What Is Data Science? Why Is It Popular?

Data science is a broad field where one is required to have knowledge in all or some of the following fields: machine learning, mathematics, statistical research, computer science, and data processing. All of these fields feature deep handling of data from the collection to the processing and conclusion stage.

The popularity of data science today can be attributed to the growth of the digital sphere and the increasing demand for better business strategies. Data now plays an important role in the relationship between businesses and their customers. Brands are, therefore, always looking for ways to use the data to guide their decisions.

While the growth of online businesses popularized data science, more traditional brands in manufacturing, finance, transport, and healthcare rely on it a lot more today. Therefore, it is not a surprise that data science as a field and data scientists are in hot demand.

What Is SQL?

SQL (Structured Query Language) is a database language designed to create, maintain, and retrieve relational databases. It is one of the oldest languages as it’s been around since the 1970s.

Since then, it has grown to become one of the most important tools used by the modern-day data scientist. It is useful in every stage of handling data, from creating new datasets to manipulating or modifying existing sets.

Which Database Is Best for Data Science?

The best database for data science will come down to the nature of the data. For data that comes with clear and logical connections, a Relational database(collection of data sets organized in rows and columns from which data can be accessed in multiple ways) is the best. Some examples of relational databases include PostgreSQL, BigQuery, Amazon Redshift, and MySQL.

For data with limited logical connection, a Non-Relational database(Database that does not use rows and columns as its storage structure) is the best. Such a database is the best when you have millions of scattered data points to navigate and generate analytics. MongoDB and Apache Hadoop, Amazon DocumentDB, and Apache Cassandra are some of the popular non-relational databases.

So, as an upcoming data scientist, the best database to focus on will determine what type of data you’ll be analyzing in the sectors you are looking to focus on.

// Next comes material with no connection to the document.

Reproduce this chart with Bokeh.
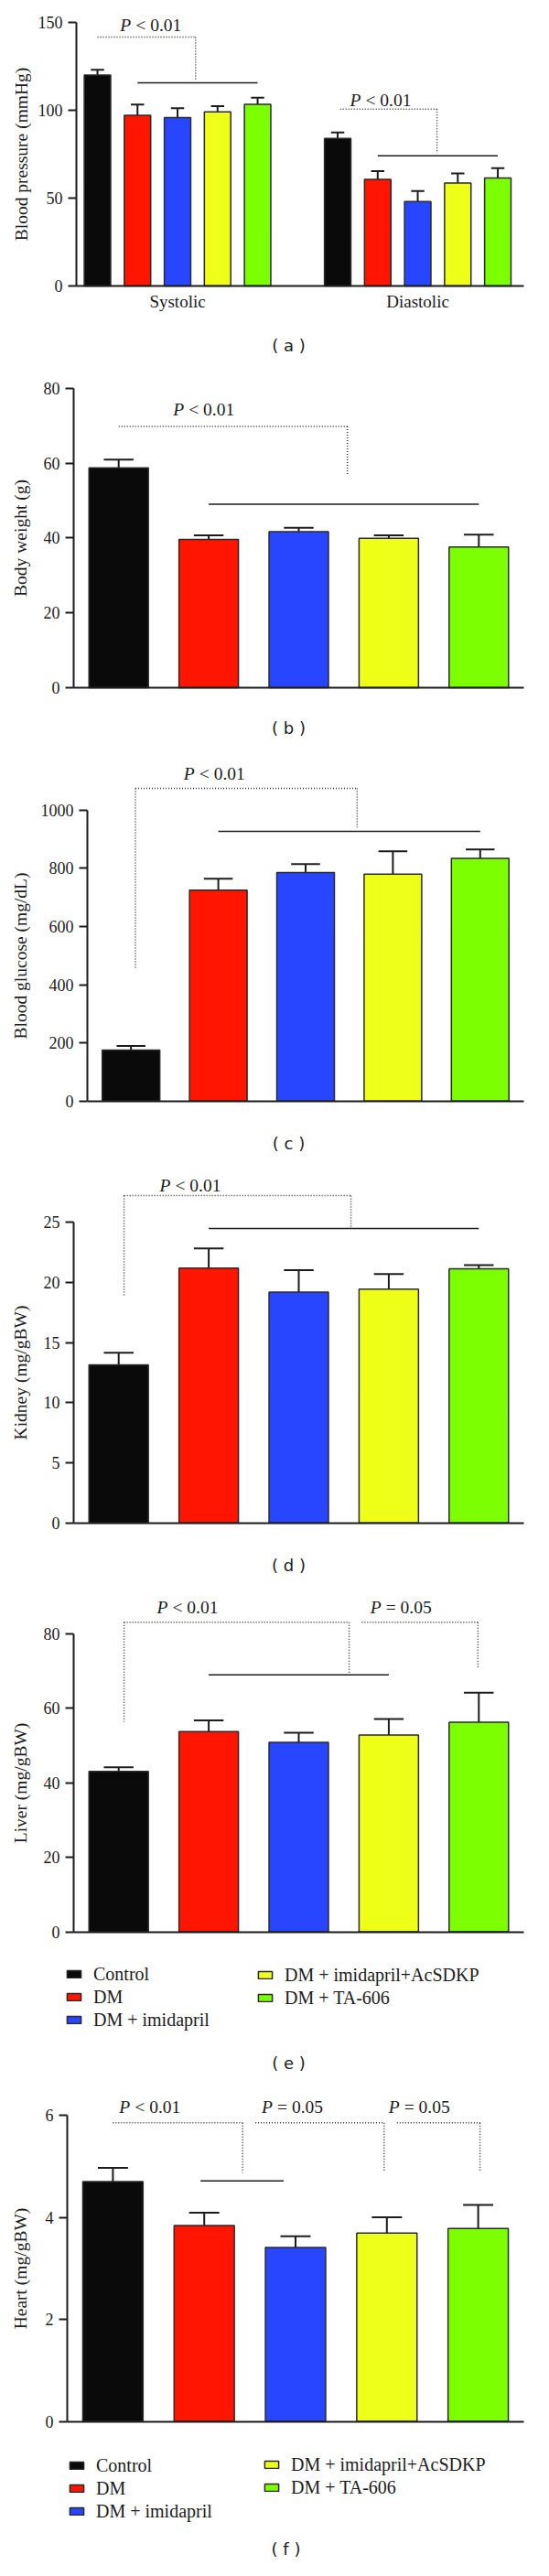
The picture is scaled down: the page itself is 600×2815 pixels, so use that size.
from bokeh.plotting import figure
from bokeh.layouts import column
from bokeh.models import ColumnDataSource, FixedTicker, Label, Legend, LegendItem, Range1d
from bokeh.core.properties import value
from bokeh.embed import file_html
from bokeh.resources import INLINE

# ---------------- data ----------------
groups = ["Control", "DM", "DM + imidapril", "DM + imidapril+AcSDKP", "DM + TA-606"]
colors = ["#0a0a0a", "#ff1500", "#2846ff", "#eeff18", "#7cff00"]

bp_categories = ["Systolic", "Diastolic"]
bp_systolic = [120.0, 97.2, 95.8, 99.1, 103.4]
bp_systolic_err = [3.0, 6.0, 5.4, 3.3, 3.7]
bp_diastolic = [84.0, 60.7, 48.1, 58.6, 61.5]
bp_diastolic_err = [3.4, 4.7, 6.0, 5.4, 5.6]

body_weight = [58.7, 39.6, 41.7, 39.9, 37.6]
body_weight_err = [2.2, 1.1, 1.0, 0.8, 3.3]

glucose = [175, 725, 785, 780, 834]
glucose_err = [14, 39, 29, 78, 31]

kidney = [13.15, 21.19, 19.19, 19.44, 21.14]
kidney_err = [1.0, 1.65, 1.83, 1.27, 0.3]

liver = [43.0, 53.7, 50.8, 52.75, 56.2]
liver_err = [1.1, 3.0, 2.6, 4.3, 7.9]

heart = [4.70, 3.84, 3.41, 3.69, 3.78]
heart_err = [0.27, 0.25, 0.22, 0.31, 0.46]

ticks_a = [0, 50, 100, 150]
ticks_b = [0, 20, 40, 60, 80]
ticks_c = [0, 200, 400, 600, 800, 1000]
ticks_d = [0, 5, 10, 15, 20, 25]
ticks_e = [0, 20, 40, 60, 80]
ticks_f = [0, 2, 4, 6]

# significance brackets: (relation, p, x, y) and line segments (x0, y0, x1, y1)
sig_a_text = [("<", "0.01", 1.32, 148.4), ("<", "0.01", 7.06, 105.6)]
sig_a_dot = [(0, 141.7, 2.45, 141.7), (2.45, 141.7, 2.45, 117.3),
             (6.06, 100.7, 8.48, 100.7), (8.48, 100.7, 8.48, 75.5)]
sig_a_solid = [(1, 115.6, 4, 115.6), (7, 74.1, 10, 74.1)]

sig_b_text = [("<", "0.01", 0.94, 74.3)]
sig_b_dot = [(0, 69.8, 2.54, 69.8), (2.54, 69.8, 2.54, 56.8)]
sig_b_solid = [(1, 49.0, 4, 49.0)]

sig_c_text = [("<", "0.01", 0.95, 1126)]
sig_c_dot = [(0.05, 1074.5, 2.59, 1074.5), (0.05, 1074.5, 0.05, 453), (2.59, 1074.5, 2.59, 940)]
sig_c_solid = [(1, 926.7, 4, 926.7)]

sig_d_text = [("<", "0.01", 0.79, 28.09)]
sig_d_dot = [(0.06, 27.23, 2.58, 27.23), (0.06, 27.23, 0.06, 18.91), (2.58, 27.23, 2.58, 24.57)]
sig_d_solid = [(1, 24.49, 4, 24.49)]

sig_e_text = [("<", "0.01", 0.76, 87.0), ("=", "0.05", 3.13, 87.0)]
sig_e_dot = [(0.06, 83, 2.56, 83), (0.06, 83, 0.06, 56.3), (2.56, 83, 2.56, 69.5),
             (2.70, 83, 3.99, 83), (3.99, 83, 3.99, 70.5)]
sig_e_solid = [(1, 68.9, 3, 68.9)]

sig_f_text = [("<", "0.01", 0.40, 6.17), ("=", "0.05", 1.96, 6.17), ("=", "0.05", 3.35, 6.17)]
sig_f_dot = [(0, 5.85, 1.42, 5.85), (1.42, 5.85, 1.42, 4.875),
             (1.56, 5.85, 2.97, 5.85), (2.97, 5.85, 2.97, 4.92),
             (3.11, 5.85, 4.02, 5.85), (4.02, 5.85, 4.02, 4.92)]
sig_f_solid = [(0.96, 4.714, 1.87, 4.714)]

SERIF = "Liberation Serif"
SANS = "DejaVu Sans"
INK = "#1c1c1c"
BAR_W = 0.66
PAGE_L, PAGE_R = 8, 592     # page x covered by each figure
AXIS_END = 580              # page x where every x axis ends


def base_fig(fig_top, fig_bottom, zero_y, top_y, axis_x, x_lo, x_hi,
             ticks, ylabel, label_standoff):
    """fig_top/bottom, zero_y, top_y, axis_x are page pixel positions."""
    ppx = (AXIS_END - axis_x) / (x_hi - x_lo)
    ppy = (zero_y - top_y) / ticks[-1]
    xr = Range1d(x_lo - (axis_x - PAGE_L) / ppx, x_hi + (PAGE_R - AXIS_END) / ppx)
    yr = Range1d(-(fig_bottom - zero_y) / ppy, (zero_y - fig_top) / ppy)
    p = figure(width=PAGE_R - PAGE_L, height=fig_bottom - fig_top,
               output_backend="svg", toolbar_location=None, x_range=xr, y_range=yr,
               min_border=0, min_border_left=0, min_border_right=0,
               min_border_top=0, min_border_bottom=0)
    p.title.visible = False
    p.outline_line_color = None
    p.xgrid.visible = False
    p.ygrid.visible = False
    p.background_fill_color = "white"
    p.border_fill_color = "white"
    ya = p.yaxis[0]
    ya.fixed_location = x_lo
    ya.ticker = FixedTicker(ticks=ticks)
    ya.bounds = (0, ticks[-1])
    ya.axis_line_width = 2
    ya.axis_line_color = INK
    ya.major_tick_line_width = 2
    ya.major_tick_line_color = INK
    ya.major_tick_out = 9
    ya.major_tick_in = 0
    ya.minor_tick_line_color = None
    ya.major_label_standoff = 6
    ya.major_label_text_font = SERIF
    ya.major_label_text_font_size = "18px"
    ya.major_label_text_color = INK
    ya.axis_label = ylabel
    ya.axis_label_text_font = SERIF
    ya.axis_label_text_font_style = "normal"
    ya.axis_label_text_font_size = "19.5px"
    ya.axis_label_text_color = INK
    ya.axis_label_standoff = label_standoff
    xa = p.xaxis[0]
    xa.fixed_location = 0
    xa.bounds = (x_lo, x_hi)
    xa.ticker = FixedTicker(ticks=[])
    xa.axis_line_width = 2
    xa.axis_line_color = INK
    xa.major_tick_out = 0
    xa.major_tick_in = 0
    xa.minor_tick_line_color = None
    return p, ppx, ppy


def draw_bars(p, xs, vals, errs, cols):
    src = ColumnDataSource(dict(
        x=xs, top=vals, etop=[v + e for v, e in zip(vals, errs)],
        cl=[x - BAR_W / 4 for x in xs], cr=[x + BAR_W / 4 for x in xs], color=cols))
    p.segment(x0="x", y0="top", x1="x", y1="etop", source=src, line_color=INK, line_width=2)
    p.segment(x0="cl", y0="etop", x1="cr", y1="etop", source=src, line_color=INK, line_width=2)
    r = p.vbar(x="x", top="top", width=BAR_W, source=src, fill_color="color",
               line_color="#2a2a2a", line_width=1.5)
    return r


def draw_sig(p, texts, dots, solids):
    if dots:
        p.segment(x0=[d[0] for d in dots], y0=[d[1] for d in dots],
                  x1=[d[2] for d in dots], y1=[d[3] for d in dots],
                  line_color="#333333", line_width=1.5, line_dash="1 2")
    if solids:
        p.segment(x0=[s[0] for s in solids], y0=[s[1] for s in solids],
                  x1=[s[2] for s in solids], y1=[s[3] for s in solids],
                  line_color=INK, line_width=1.6)
    xs = [t[2] for t in texts]
    ys = [t[3] for t in texts]
    p.text(x=xs, y=ys, text=["P"] * len(texts), text_font=value(SERIF),
           text_font_style="italic", text_font_size="19.5px", text_color=INK,
           text_align="left", text_baseline="middle", x_offset=-33)
    p.text(x=xs, y=ys, text=[f"{t[0]} {t[1]}" for t in texts], text_font=value(SERIF),
           text_font_size="19.5px", text_color=INK,
           text_align="left", text_baseline="middle", x_offset=-16)


def panel_label(p, zero_y, ppx, ppy, bar0_x, label_x, label_y, txt):
    p.add_layout(Label(x=(label_x - bar0_x) / ppx, y=(zero_y - label_y) / ppy, text=txt,
                       text_font=SANS, text_font_size="18px", text_color=INK,
                       text_align="center", text_baseline="middle"))


def add_legends(p, r, fig_bottom, left_xy, right_xy):
    """left_xy/right_xy: page (x of swatch left edge, y of legend bottom)."""
    items_l = [LegendItem(label=groups[i], renderers=[r], index=i) for i in range(3)]
    items_r = [LegendItem(label=groups[i], renderers=[r], index=i) for i in range(3, 5)]
    for items, (lx, ly) in ((items_l, left_xy), (items_r, right_xy)):
        lg = Legend(items=items, location=(lx - PAGE_L, fig_bottom - ly),
                    orientation="vertical",
                    padding=0, margin=0, spacing=0, border_line_color=None,
                    background_fill_alpha=0, glyph_width=19, glyph_height=10,
                    label_height=25, label_standoff=12,
                    label_text_font=SERIF, label_text_font_size="20px",
                    label_text_color=INK)
        p.add_layout(lg, "center")


five = [0, 1, 2, 3, 4]
X5 = (-0.5, 4.5)

# (a) blood pressure
pa, ax_, ay_ = base_fig(8, 400, 320, 32, 91, -0.526, 10.65, ticks_a, "Blood pressure (mmHg)", 5)
xa = pa.xaxis[0]
xa.ticker = FixedTicker(ticks=[2, 8])
xa.major_label_overrides = {2: bp_categories[0], 8: bp_categories[1]}
xa.major_label_text_font = SERIF
xa.major_label_text_font_size = "19px"
xa.major_label_text_color = INK
xa.major_label_standoff = 6
draw_bars(pa, five + [6, 7, 8, 9, 10], bp_systolic + bp_diastolic,
          bp_systolic_err + bp_diastolic_err, colors + colors)
draw_sig(pa, sig_a_text, sig_a_dot, sig_a_solid)
panel_label(pa, 320, ax_, ay_, 114, 323, 385, "( a )")

# (b) body weight
pb, bx_, by_ = base_fig(400, 830, 759, 431.7, 88, *X5, ticks_b, "Body weight (g)", 12)
draw_bars(pb, five, body_weight, body_weight_err, colors)
draw_sig(pb, sig_b_text, sig_b_dot, sig_b_solid)
panel_label(pb, 759, bx_, by_, 137.2, 323, 803, "( b )")

# (c) blood glucose
pc, cx_, cy_ = base_fig(830, 1280, 1210.7, 892.7, 103, *X5, ticks_c, "Blood glucose (mg/dL)", 9)
draw_bars(pc, five, glucose, glucose_err, colors)
draw_sig(pc, sig_c_text, sig_c_dot, sig_c_solid)
panel_label(pc, 1210.7, cx_, cy_, 150.7, 323, 1257, "( c )")

# (d) kidney
pd_, dx_, dy_ = base_fig(1280, 1740, 1671.7, 1343.3, 88, *X5, ticks_d, "Kidney (mg/gBW)", 12)
draw_bars(pd_, five, kidney, kidney_err, colors)
draw_sig(pd_, sig_d_text, sig_d_dot, sig_d_solid)
panel_label(pd_, 1671.7, dx_, dy_, 137.2, 323, 1718, "( d )")

# (e) liver
pe, ex_, ey_ = base_fig(1740, 2285, 2118.6, 1792.5, 88, *X5, ticks_e, "Liver (mg/gBW)", 12)
re_ = draw_bars(pe, five, liver, liver_err, colors)
draw_sig(pe, sig_e_text, sig_e_dot, sig_e_solid)
panel_label(pe, 2118.6, ex_, ey_, 137.2, 323, 2262, "( e )")
add_legends(pe, re_, 2285, (79, 2227.5), (288, 2203.5))

# (f) heart
pf, fx_, fy_ = base_fig(2285, 2807, 2653.5, 2319, 81, *X5, ticks_f, "Heart (mg/gBW)", 14)
rf = draw_bars(pf, five, heart, heart_err, colors)
draw_sig(pf, sig_f_text, sig_f_dot, sig_f_solid)
panel_label(pf, 2653.5, fx_, fy_, 130.9, 320, 2793, "( f )")
add_legends(pf, rf, 2807, (82, 2764.5), (295, 2738.5))

layout = column(pa, pb, pc, pd_, pe, pf, spacing=0)
open("out.html", "w").write(file_html(layout, INLINE))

Top Reasons to Learn SQL as a Prospective Data Scientist

Here are some reasons why learning SQL should be high on your list as you prepare to take the plunge into a data science career.

It Is Easy to Learn and Work With

Many programming languages require a high-level understanding of the main concepts and memorization of the steps needed to carry out any task. SQL, on the other hand, is simpler because it uses declarative statements. The simple language structure featuring everyday words is easier to grasp than the strings of numbers and letters in other languages.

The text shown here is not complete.